The show often transcended its nature to deliver sweet, lovely, and interesting moments—a day-long date in season one, a trip to a funeral in season two—that said things about these people, not Gay People. But it also did a great deal of important work in its duller moments. Any show about gay life that follows Looking comes upon an audience who’s already been primed. Gay men who had been waiting too long to see themselves onscreen may not have liked this fact, but Looking was forced to do the work that, say, I Love Lucy was doing in depicting an interracial marriage in the 1950s.
Yes, we’re all more enlightened today than we were then, but that doesn’t mean that there’s an established language for conveying the subtleties of gay relationships onscreen. The disappointment over Looking, even if it’s often conveyed in a smirking, over-it manner, is inextricable from the fact that there are so few shows about gay people at all. (The Jamal plot on Empire has been a recent reason for hope, though it hews as closely as does Looking to fairly rudimentary signposts of the gay experience.) Looking proved a show about gay people could exist in a literal sense, and also that it could, at times, work dramatically.

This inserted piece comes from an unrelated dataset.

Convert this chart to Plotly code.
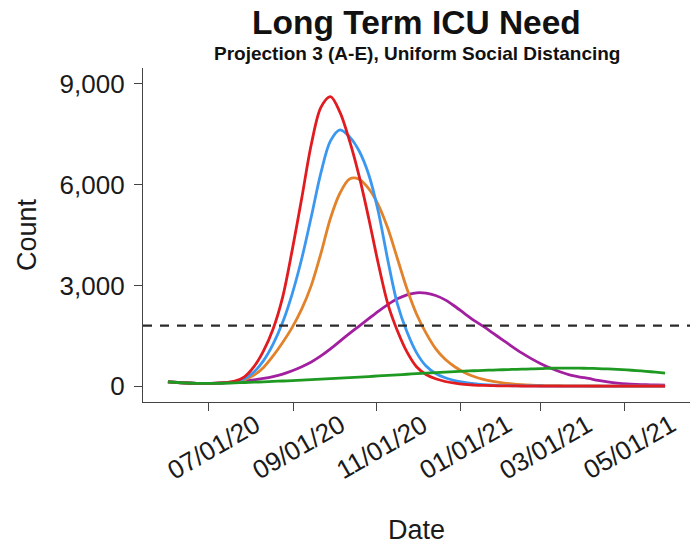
import pandas as pd
import plotly.graph_objects as go

# Weekly projection dates (Mondays), June 2020 to end of May 2021
dates = pd.date_range("2020-06-01", periods=53, freq="7D")

proj_a = [130, 110, 95, 85, 82, 88, 105, 150, 280, 580, 1050, 1700, 2650, 4050,
          5600, 7200, 8300, 8620, 8150, 7300, 6250, 5000, 3650, 2450, 1650, 1020,
          580, 350, 220, 140, 90, 55, 35, 22, 15, 10, 8, 6, 5, 4, 3, 3, 2, 2, 2,
          2, 2, 1, 1, 1, 1, 1, 1]
proj_b = [130, 110, 95, 85, 82, 86, 100, 130, 220, 420, 760, 1250, 1900, 2750,
          3800, 5050, 6350, 7300, 7630, 7420, 7000, 6300, 5200, 3750, 2450, 1620,
          1000, 600, 380, 250, 165, 115, 75, 48, 30, 20, 14, 10, 8, 6, 5, 4, 4, 3,
          3, 3, 2, 2, 2, 2, 2, 2, 2]
proj_c = [130, 110, 95, 85, 82, 85, 95, 120, 190, 330, 560, 900, 1300, 1750,
          2300, 3000, 3950, 5000, 5750, 6170, 6160, 5880, 5400, 4700, 3800, 2900,
          2150, 1580, 1120, 800, 580, 410, 290, 205, 145, 100, 68, 46, 32, 23, 17,
          13, 10, 8, 7, 6, 5, 4, 4, 3, 3, 3, 3]
proj_d = [130, 110, 95, 87, 85, 92, 105, 125, 155, 190, 230, 285, 360, 460, 580,
          720, 900, 1110, 1340, 1570, 1790, 2010, 2230, 2430, 2600, 2720, 2780,
          2770, 2700, 2570, 2380, 2170, 1960, 1780, 1580, 1380, 1180, 990, 820,
          670, 540, 430, 340, 280, 230, 175, 130, 95, 70, 55, 45, 38, 32]
proj_e = [130, 110, 95, 85, 82, 85, 92, 100, 110, 120, 130, 142, 155, 168, 182,
          196, 210, 225, 240, 256, 272, 288, 305, 322, 339, 356, 373, 390, 406,
          421, 435, 448, 460, 471, 481, 490, 498, 506, 514, 521, 535, 540, 540,
          537, 532, 524, 513, 500, 484, 465, 443, 418, 392]

icu_capacity = 1800

tick_dates = ["2020-07-01", "2020-09-01", "2020-11-01", "2021-01-01",
              "2021-03-01", "2021-05-01"]
tick_labels = ["07/01/20", "09/01/20", "11/01/20", "01/01/21", "03/01/21",
               "05/01/21"]
y_ticks = [0, 3000, 6000, 9000]

FONT = "Arial, Liberation Sans, Helvetica, sans-serif"

# draw order: purple, orange, blue, red, green on top
series = [
    ("D", proj_d, "#A21FA0"),
    ("C", proj_c, "#E2832B"),
    ("B", proj_b, "#3B98F0"),
    ("A", proj_a, "#E11B1F"),
    ("E", proj_e, "#1E9A22"),
]

fig = go.Figure()
for name, vals, color in series:
    fig.add_trace(go.Scatter(
        x=dates, y=vals, mode="lines", name=name,
        line=dict(color=color, width=2.8, shape="spline", smoothing=0.9),
        showlegend=False, hoverinfo="skip",
    ))

fig.add_shape(type="line", xref="paper", x0=0, x1=1, yref="y",
              y0=icu_capacity, y1=icu_capacity,
              line=dict(color="#2b2b2b", width=2.2, dash="9px,8px"))

x_start = pd.Timestamp("2020-06-01") - pd.Timedelta(hours=438)
x_end = pd.Timestamp("2021-05-31") + pd.Timedelta(hours=438)

fig.update_layout(
    width=691, height=547,
    margin=dict(l=143, r=1, t=68, b=145),
    paper_bgcolor="white", plot_bgcolor="white",
    font=dict(family=FONT, color="#1a1a1a"),
    xaxis=dict(
        type="date", range=[x_start, x_end],
        tickvals=tick_dates, showticklabels=False,
        ticks="outside", ticklen=8, tickwidth=1.2, tickcolor="#444",
        showline=True, linecolor="#444", linewidth=1.2,
        showgrid=False, zeroline=False,
    ),
    yaxis=dict(
        range=[-470, 9470],
        tickvals=y_ticks, tickformat=",",
        ticks="outside", ticklen=8, tickwidth=1.2, tickcolor="#444",
        tickfont=dict(size=26, color="#1a1a1a"), ticklabelstandoff=4,
        showline=True, linecolor="#444", linewidth=1.2,
        showgrid=False, zeroline=False,
    ),
)

annotations = [
    dict(text="<b>Long Term ICU Need</b>", xref="paper", yref="paper",
         x=0.5, y=1, xanchor="center", yanchor="middle", yshift=46,
         showarrow=False, font=dict(size=33.5, color="#111")),
    dict(text="<b>Projection 3 (A-E), Uniform Social Distancing</b>",
         xref="paper", yref="paper", x=0.5, y=1, xanchor="center",
         yanchor="middle", yshift=15, showarrow=False,
         font=dict(size=19, color="#111")),
    dict(text="Count", xref="paper", yref="paper", x=0, y=0.5,
         xanchor="center", yanchor="middle", xshift=-116, textangle=-90,
         showarrow=False, font=dict(size=27, color="#1a1a1a")),
    dict(text="Date", xref="paper", yref="paper", x=0.5, y=0,
         xanchor="center", yanchor="middle", yshift=-128,
         showarrow=False, font=dict(size=27, color="#1a1a1a")),
]
for d, lab in zip(tick_dates, tick_labels):
    annotations.append(dict(
        text=lab, xref="x", yref="paper", x=d, y=0,
        xanchor="center", yanchor="middle", xshift=5, yshift=-45,
        textangle=-30, showarrow=False,
        font=dict(size=26, color="#1a1a1a"),
    ))
fig.update_layout(annotations=annotations)

fig.write_html("out.html")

Looking was often hamhanded. But its characters, hewing close as they did to type, got a lot out of the way for future TV creators. Patrick, the anodyne protagonist of Looking, got an on-camera HIV test and experienced burning anxieties over sex apps, and both of these moments felt rudimentary for audiences who styled themselves more sophisticated than the material. But now gay anxieties about sexually transmitted diseases and Grindr have been broadcast on a prestige network, and whatever is the next show about the lives of gay people can’t deal with those stories without seeming to rip off Looking. Instead, these future shows can, and surely will, reap interesting and provocative new stories on the ground tilled by HBO.